When the Cold War thawed, many of Switzerland's underground military bunkers underwent a radical transformation.
Some are now owned privately and serve as high-security data storage centres for banks or other financial organisations or as vaults or even hotels.
Neighbours – everybody needs good ones – but the receding threat of invasion has left Switzerland with a problem: what to do with all their underground bunkers? Most are no longer secret, and the few that are still supposed to be can be located within a few mouse clicks.
The coordinates of the "K20 central compound", a SFr259 million ($235 million) bunker of all bunkers - used as a command centre during times of war by the Swiss government - has been published several times in Swiss and foreign media.
Swiss military justice is usually swift to act when journalists reveal the locations of the country's underground hideaways.
In 2003 a reporter for the Weltwoche weekly magazine was taken to court after he mentioned the approximate site of a secret bunker belonging to the Bern cantonal government. He was acquitted but had to pay a SFr400 fine.
In 2005 a Basler Zeitung newspaper reporter was fined SFr700 for disclosing the whereabouts of a local government's bunker.
"What's visible from the outside can be photographed and discussed; what isn't, can't," said Hansruedi Moser, head of information at the federal chancellery.
But not everyone keeps to these guidelines. It is known for example that the control centre of the World Economic Forum is situated deep in the Davos mountainside, in eastern Switzerland.
The private sector has since discovered that these "demobbed" bunkers can be a good investment.
Banks, insurance companies and security firms are increasingly making use of former army bunkers to store customer details, business secrets, archives and valuables.
For example Siag, "the leading Swiss solutions provider of secure management for digital information", has two high-security data centres in the Swiss Alps.
"We rent the bunker long-term from the government or enter into joint ownership," Christoph Oschwald from Siag told swissinfo.
The firm Swiss Data Safe (SDS) offers its customers "protection in prehistoric rocks" in a former government bunker in the bowels of the central Swiss canton of Uri.
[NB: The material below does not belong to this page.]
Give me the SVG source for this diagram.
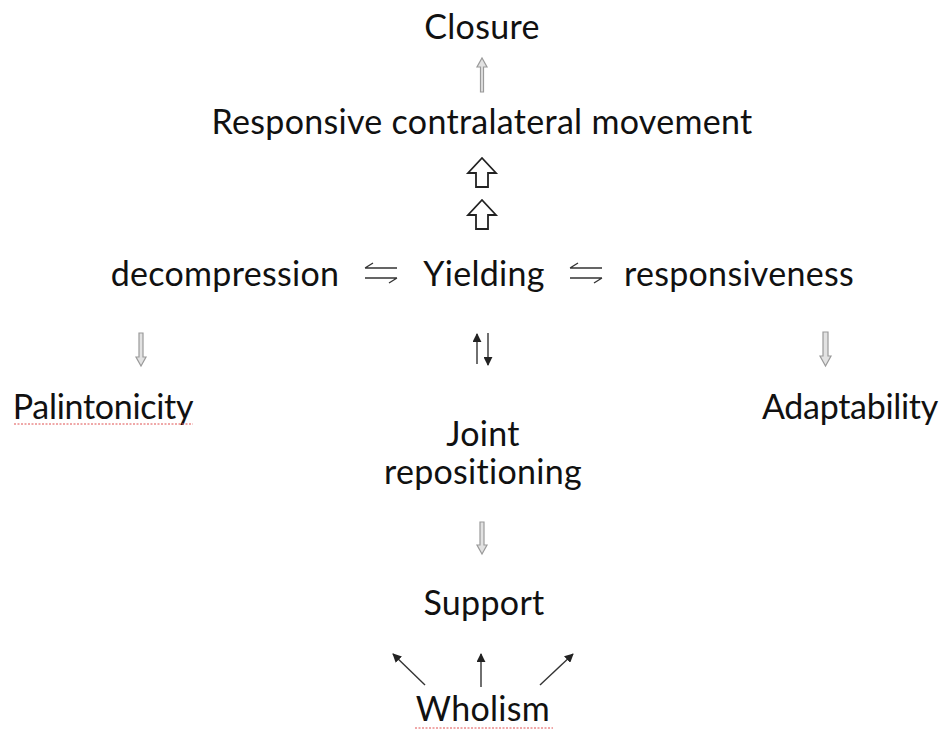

SDS provides security systems and protection against physical and cyber attacks, natural disasters, political turmoil and terrorist attacks. It safeguards data, files, archives and cultural artefacts.
How does one get access to a former government bunker? SDS managing director Dolf Wipfli doesn't beat about the bush: "We bought it."
Do the authorities keep an especially close eye on firms that run bunkers? "As a private company, we comply with the existing laws. Beyond that, there are no additional controls," Wipfli said.
Oasis of calm
Bunkers also have their other uses. La Claustra is a four-star hotel in the Gotthard mountain range. Nothing unusual about that, you might think, except that La Claustra is a converted artillery stronghold.
Jean Odermatt, an artist and sociologist, had the idea years ago of creating a cloister-like hotel in a mountain that offered conference halls, comfortable rooms and upmarket cuisine – all 2,500 metres above sea level.
A key part of Switzerland's Second World War defence strategy has given rise to a place of relaxation, reflection and realisation.
"Our guests include people who want to wander around the Gotthard range, but also businesspeople who want to give their colleagues courses in a special environment or come up with new strategies inside a mountain," said hotel manager Jenny Hutter.
swissinfo, based on an article in German by Erwin Dettling
Before and during the Second World War, Switzerland's main goal was to preserve its independence and to stay out of the fighting.
To face the threat of invasion Switzerland increased the training of recruits and built defence works. Reserves were called up to guard the border with Germany.
The population were told to stockpile food and given instructions about how to prepare for air raids. Every available piece of land was dug up for planting crops to ensure food supplies.
In summer 1940 German military staff started drawing up invasion plans for Switzerland known as operation Tannenbaum.
The Nazis aimed to destroy the Swiss army and invade the central part of Switzerland, which was important for strategic and economic reasons. The plan was never carried out.
The first important bunker was built in Switzerland in 1886, not long after the opening of the Gotthard railway.
In 1937 a growing threat of war created the need for more fortifications. General Henri Guisan oversaw the construction of central fortified defence structures in the Swiss Alps, the so-called Réduit.
By the end of the war in 1945 the Swiss government had spent an estimated SFr8 billion by today's prices on bunkers.
As a result of various army reforms, since 1995 most strongholds and bunkers have been vacated and their secrecy has been lifted. But a few are still active.